The foil feels a touch thinner. When I run a fingernail across the genuine Braun foil versus this one, the OEM has a slightly more substantial, springier feel. In practice it shaves fine, but I'd be honest and say I expect the OEM foil to outlast a compatible one — I'd guess I'll be replacing this a few months sooner than a genuine cassette. At a $31 price gap, I do not care. I'd rather swap a $24 part a little more often than pay $55 and baby it.
And the packaging is cheap. Thin plastic clamshell, a slip of paper for instructions, none of the boxed-up feel of the real thing. Doesn't touch the shave. But if unboxing matters to you, manage your expectations — this is a parts-bin purchase, not a gift.
Why a dead head actually matters (not just comfort)
This isn't only about a nicer shave. A dull cutting head doesn't cut stubble cleanly — it grabs and pulls it. That's what causes the razor burn and the little inflamed bumps people blame on "sensitive skin." Nine times out of ten it's not your skin, it's a tired blade yanking hairs out by the root instead of slicing them. A worn head also makes you press harder and go over the same patch five times, which is exactly how you irritate your face. A fresh head — OEM or compatible — fixes that overnight.
Who should buy OEM instead
If you're the person who wants the absolute longest service life out of a single cassette and you genuinely don't mind paying $55 for it, buy genuine. If you have very dense, coarse, every-single-day beard and you live in that tight under-chin contour, the OEM head's slightly better flex might be worth the premium to you. No shame in it.

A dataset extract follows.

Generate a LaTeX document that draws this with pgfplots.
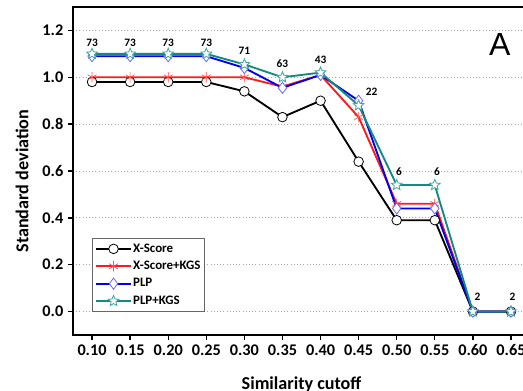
\documentclass[border=0pt]{standalone}
\usepackage{fontspec}
\setmainfont{Carlito}
\newfontfamily\arialfont{Liberation Sans}
\usepackage{pgfplots}
\pgfplotsset{compat=1.18}
\usetikzlibrary{plotmarks}
\definecolor{cteal}{HTML}{138A80}
\definecolor{cblue}{HTML}{0000F0}
\definecolor{cred}{HTML}{FF1A1A}
\definecolor{cdiam}{HTML}{6A6AF5}
\definecolor{cstar}{HTML}{3AA8A0}
\pgfdeclareplotmark{ostar}{%
  \pgfpathmoveto{\pgfpointpolar{90}{\pgfplotmarksize}}%
  \pgfpathlineto{\pgfpointpolar{126}{0.45\pgfplotmarksize}}%
  \pgfpathlineto{\pgfpointpolar{162}{\pgfplotmarksize}}%
  \pgfpathlineto{\pgfpointpolar{198}{0.45\pgfplotmarksize}}%
  \pgfpathlineto{\pgfpointpolar{234}{\pgfplotmarksize}}%
  \pgfpathlineto{\pgfpointpolar{270}{0.45\pgfplotmarksize}}%
  \pgfpathlineto{\pgfpointpolar{306}{\pgfplotmarksize}}%
  \pgfpathlineto{\pgfpointpolar{342}{0.45\pgfplotmarksize}}%
  \pgfpathlineto{\pgfpointpolar{18}{\pgfplotmarksize}}%
  \pgfpathlineto{\pgfpointpolar{54}{0.45\pgfplotmarksize}}%
  \pgfpathclose
  \pgfusepathqfillstroke
}
\begin{document}
\begin{tikzpicture}
\useasboundingbox (-54.75pt,-41.25pt) rectangle (337.5pt,251.25pt);
\clip (-54.75pt,-41.25pt) rectangle (337.5pt,251.25pt);
\begin{axis}[
  scale only axis, width=342.75pt, height=246pt,
  xmin=0.075, xmax=0.675, ymin=-0.1, ymax=1.3,
  xtick={0.10,0.15,0.20,0.25,0.30,0.35,0.40,0.45,0.50,0.55,0.60,0.65},
  ytick={0,0.2,0.4,0.6,0.8,1.0,1.2},
  xticklabel style={/pgf/number format/.cd,fixed,fixed zerofill,precision=2,assume math mode=true},
  yticklabel style={/pgf/number format/.cd,fixed,fixed zerofill,precision=1,assume math mode=true},
  ticklabel style={font=\fontsize{12.2}{14}\selectfont\bfseries},
  xtick pos=bottom, ytick pos=left,
  tick align=outside, major tick length=3.75pt,
  tick style={black, line width=1pt},
  axis line style={black, line width=1.1pt},
  ymajorgrids,
  grid style={gray!70, line width=0.6pt, dash pattern=on 0.8pt off 1.6pt},
  xlabel={Similarity cutoff}, ylabel={Standard deviation},
  label style={font=\fontsize{13.6}{15}\selectfont\bfseries},
  xlabel style={at={(axis description cs:0.5,0)}, anchor=base, yshift=-40.5pt},
  ylabel style={at={(axis description cs:-0.1116,0.4695)}, anchor=center},
  legend style={at={(0.042,0.296)}, anchor=north west, draw=gray!80!black, line width=0.6pt,
    font=\fontsize{9.7}{11}\selectfont\bfseries, row sep=3.2pt, inner xsep=2pt, inner ysep=3pt,
    nodes={inner sep=1pt}},
  legend cell align=left,
  legend image code/.code={\draw[mark repeat=2,mark phase=2] plot coordinates {(0pt,0pt) (13pt,0pt) (26pt,0pt)};},
  every axis plot/.append style={line width=1.4pt},
]
\addplot[black, mark=*, mark size=3.6pt, mark options={fill=white, line width=0.6pt, solid}]
 coordinates {(0.10,0.98)(0.15,0.98)(0.20,0.98)(0.25,0.98)(0.30,0.94)(0.35,0.83)(0.40,0.90)(0.45,0.64)(0.50,0.39)(0.55,0.39)(0.60,0)(0.65,0)};
\addlegendentry{X-Score}
\addplot[cred, mark=asterisk, mark size=3.8pt, mark options={line width=0.5pt, draw=red!70!white}]
 coordinates {(0.10,1.0)(0.15,1.0)(0.20,1.0)(0.25,1.0)(0.30,1.0)(0.35,0.96)(0.40,1.01)(0.45,0.83)(0.50,0.46)(0.55,0.46)(0.60,0)(0.65,0)};
\addlegendentry{X-Score+KGS}
\addplot[cblue, mark=diamond*, mark size=4.2pt, mark options={fill=white, draw=cdiam, line width=0.6pt}]
 coordinates {(0.10,1.09)(0.15,1.09)(0.20,1.09)(0.25,1.09)(0.30,1.04)(0.35,0.955)(0.40,1.01)(0.45,0.90)(0.50,0.44)(0.55,0.44)(0.60,0)(0.65,0)};
\addlegendentry{PLP}
\addplot[cteal, mark=ostar, mark size=4.2pt, mark options={draw=cstar, fill=white, line width=0.6pt}]
 coordinates {(0.10,1.10)(0.15,1.10)(0.20,1.10)(0.25,1.10)(0.30,1.055)(0.35,1.00)(0.40,1.02)(0.45,0.88)(0.50,0.54)(0.55,0.54)(0.60,0)(0.65,0)};
\addlegendentry{PLP+KGS}
\addplot[draw=none, mark=none, forget plot, nodes near coords, point meta=explicit symbolic,
  nodes near coords style={anchor=center, font=\fontsize{8.5}{10}\selectfont\bfseries, black}]
 table[meta=label]{
x y label
0.10 1.145 73
0.15 1.145 73
0.20 1.145 73
0.25 1.145 73
0.30 1.115 71
0.35 1.060 63
0.40 1.076 43
0.467 0.940 22
0.503 0.596 6
0.553 0.596 6
0.606 0.064 2
0.652 0.064 2
};
\node[font=\arialfont\fontsize{24}{28}\selectfont] at (axis cs:0.6355,1.14) {A};
\end{axis}
\end{tikzpicture}
\end{document}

But for me? I shave most mornings, I want a clean comfortable result, and I am not interested in paying double for the privilege of slightly fancier packaging and a marginally springier foil. The compatible head clicked in right, shaves close after a short break-in, and saved me thirty-one bucks doing it. I bought a second one to have on the shelf. That's the realest endorsement I've got — I spent my own money on it twice.